The whole book of Job is a series of questions and answers. Job had questions: “Why is God doing this to me? What have I done to deserve this? Where is God in my suffering?” His friends had answers (or at least what they passed off as answers): “You have done something bad and God is punishing you, Job. You deserve this, admit it.”
So after 37 chapters of this sorry exchange between friends, God is going to finally speak. Job is going to get his answer. But it’s not at all what he expects. Because God never addresses the “why” of anything Job is experiencing. God never tells about His conversation with Satan in chapter one. God never explains His reasoning, or plan to Job and his friends. The answer to Job’s suffering isn’t about the “why” at all.
It’s about the”Who.”
And it’s the same for us. If we are looking for answers to understand our pain, or our circumstances, we are looking in the wrong direction. Looking horizontally prevents us from looking upward.
A Swiss psychologist, Dr. Paul Tournier wrote, “For God’s answer is not an idea, a proposition, like the conclusion of a theorem; it is Himself.” (Guilt and Grace; Harper and Row, p 86)
God doesn’t owe us answers. He Himself is all the answer we need.

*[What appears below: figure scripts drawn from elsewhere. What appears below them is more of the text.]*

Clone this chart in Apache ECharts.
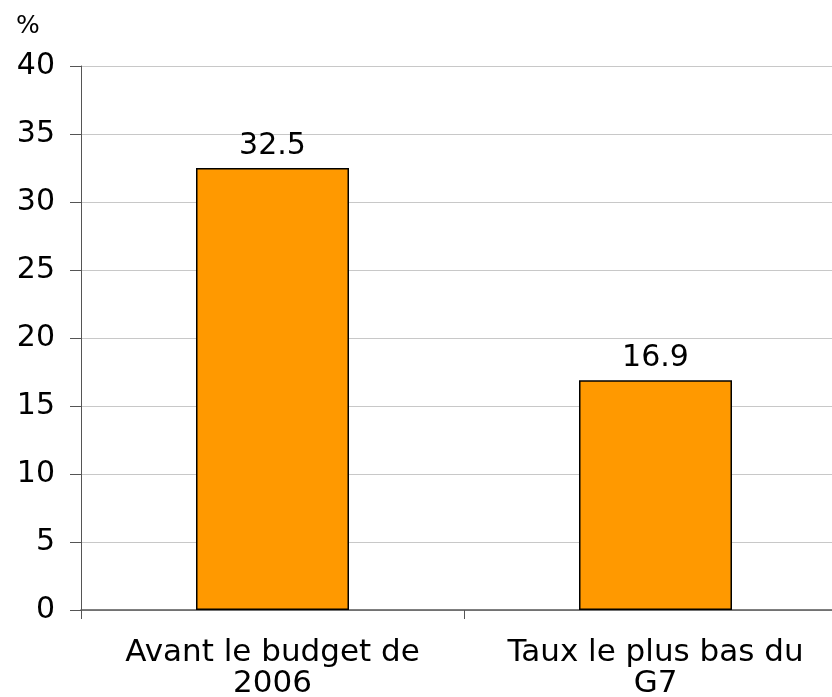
<!DOCTYPE html>
<html>
<head>
<meta charset="utf-8">
<script src="https://cdn.jsdelivr.net/npm/echarts@6/dist/echarts.min.js"></script>
<style>
html, body { margin: 0; padding: 0; background: #fff; overflow: hidden; }
#chartView { width: 847px; height: 697px; }
</style>
</head>
<body>
<div id="chartView"></div>
<script>
var categories = ['Avant le budget de\n2006', 'Taux le plus bas du\nG7'];
var values = [32.5, 16.9];
var yMin = 0, yMax = 40, yStep = 5;

// plot runs a bit past the right edge of the window, as in the original
var chartView = echarts.init(document.getElementById('chartView'));
var ops = {
	animation: false,
	textStyle: { fontFamily: 'DejaVu Sans' },
	grid: {
		left: 81,
		right: 0,
		top: 66,
		bottom: 87,
		outerBoundsMode: 'none'
	},
	graphic: [{
		type: 'text',
		left: 16,
		top: 14,
		style: { text: '%', fontSize: 25, fill: '#000', fontFamily: 'DejaVu Sans' }
	}],
	xAxis: [{
		type: 'category',
		data: categories,
		axisLine: { lineStyle: { color: '#555', width: 1.5 } },
		axisTick: { show: true, interval: 0, length: 9, lineStyle: { color: '#555', width: 1 } },
		axisLabel: {
			interval: 0,
			hideOverlap: false,
			color: '#000',
			fontSize: 31,
			lineHeight: 31,
			margin: 27
		}
	}],
	yAxis: [{
		type: 'value',
		min: yMin,
		max: yMax,
		interval: yStep,
		axisLine: { show: true, lineStyle: { color: '#555', width: 1 } },
		axisTick: { show: true, inside: false, length: 11, lineStyle: { color: '#555' } },
		splitLine: { lineStyle: { color: '#c8c8c8', width: 1 } },
		axisLabel: { color: '#000', fontSize: 30, margin: 26 }
	}],
	series: [{
		type: 'bar',
		data: values,
		barWidth: 153,
		itemStyle: { color: '#FF9900', borderColor: '#000', borderWidth: 1.5 },
		label: {
			show: true,
			position: 'top',
			distance: 7,
			color: '#000',
			fontSize: 30,
			fontFamily: 'DejaVu Sans'
		}
	}]
};
chartView.setOption(ops);
</script>
</body>
</html>
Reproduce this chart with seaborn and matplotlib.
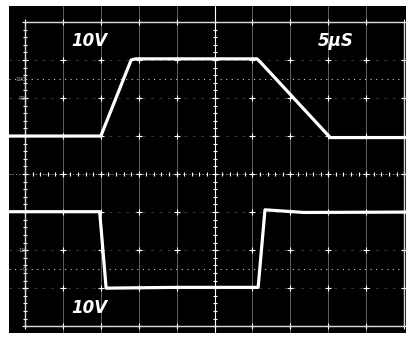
import numpy as np
import pandas as pd
import matplotlib
matplotlib.use('Agg')
import matplotlib.pyplot as plt
import seaborn as sns

# 채널 1 (위쪽 파형) : 시간(div), 전압(div)
t_ch1 = [-0.42, 2.0, 2.80, 2.92, 6.12, 6.25, 8.05, 10.05]
v_ch1 = [1.0, 1.0, 3.0, 3.03, 3.03, 2.90, 0.96, 0.96]

# 채널 2 (아래쪽 파형)
t_ch2 = [-0.42, 1.97, 2.14, 4.0, 6.15, 6.33, 7.36, 10.05]
v_ch2 = [-0.99, -0.99, -3.0, -2.98, -2.98, -0.94, -1.01, -1.0]

# 화면 글자
labels = ['10V', '5µS', '10V']
label_t = [1.69, 8.2, 1.69]
label_v = [3.5, 3.5, -3.53]

sns.set_style('dark')
plt.rcParams['font.family'] = ['DejaVu Sans']

fig = plt.figure(figsize=(4.09, 3.37), dpi=100)
fig.patch.set_facecolor('white')
ax = fig.add_axes([9 / 409, 4 / 337, 397 / 409, 327 / 337])
ax.set_facecolor('black')
for s in ax.spines.values():
    s.set_visible(False)

# 눈금 격자
grid_c = '#bbbbbb'
for x in range(1, 10):
    ax.axvline(x, color=grid_c, lw=0.6, alpha=0.6, zorder=1)
for y in range(-3, 4):
    ax.axhline(y, color=grid_c, lw=0.5, ls=(0, (4, 8)), alpha=0.4, zorder=1)
gx, gy = np.meshgrid(np.arange(0, 11), np.arange(-4, 5))
ax.plot(gx.ravel(), gy.ravel(), '+', color='white', ms=4, mew=0.8, zorder=2)

# 중심축 잔눈금
minor = np.arange(0, 10.01, 0.2)
ax.plot(minor, np.zeros_like(minor), '|', color='white', ms=2.5, mew=0.8, zorder=2)
ax.axhline(0, color='#cccccc', lw=0.6, ls=(0, (1, 3)), zorder=1)
minor_v = np.arange(-4, 4.01, 0.2)
ax.plot(np.full_like(minor_v, 5), minor_v, '_', color='white', ms=2.5, mew=0.8, zorder=2)
ax.plot(np.full_like(minor_v, 0), minor_v, '_', color='white', ms=2.5, mew=0.8, zorder=2)
ax.axvline(5, color='white', lw=0.8, zorder=2)

# 0%, 100% 점선
for y in (2.5, -2.5):
    ax.axhline(y, color='#cccccc', lw=0.8, ls=(0, (1, 4)), zorder=1)

# 테두리
ax.plot([0, 10, 10, 0, 0], [-4, -4, 4, 4, -4], color='#dddddd', lw=1.0, zorder=2)

# 작은 눈금 숫자
for txt, y in [('100', 2.5), ('90', 2.0), ('10', -2.0), ('0', -2.5)]:
    ax.text(0.02, y, txt, color='#aaaaaa', fontsize=4, ha='right', va='center')

# 파형
df1 = pd.DataFrame({'t': t_ch1, 'v': v_ch1})
df2 = pd.DataFrame({'t': t_ch2, 'v': v_ch2})
sns.lineplot(data=df1, x='t', y='v', ax=ax, color='white', lw=2.3, sort=False, zorder=5)
sns.lineplot(data=df2, x='t', y='v', ax=ax, color='white', lw=2.3, sort=False, zorder=5)

for txt, t, v in zip(labels, label_t, label_v):
    ax.text(t, v, txt, color='white', fontsize=12, fontweight='bold', fontstyle='italic',
            ha='center', va='center', zorder=6)

ax.set_xlim(-0.422, 10.05)
ax.set_ylim(-4.18, 4.42)
ax.set_xticks([])
ax.set_yticks([])
ax.set_xlabel('')
ax.set_ylabel('')

fig.savefig('out.png', dpi=100, facecolor='white')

Unless you’ve experience His Presence and peace in the middle of a storm, you probably think this is just another example of “church speak,” that it doesn’t hold water when the reality of suffering sets in. And you would be wrong.
Warren Wiersbe (With the Word, p 303) said, “God cannot do much for us as long as we are busy telling Him what to do.” Sometimes we just need to shut our mouths, stop with our demands, and just be still and know that He is God, bowing before Him in complete surrender.
I hope you read these chapters in Job today, and ask yourself how you stack up when compared to God. I know I don’t come close. And it humbles me that the Creator and Sustainer of life wants a relationship with me, wants to spend time with me, wants to be everything I need in good times and in the worst of times.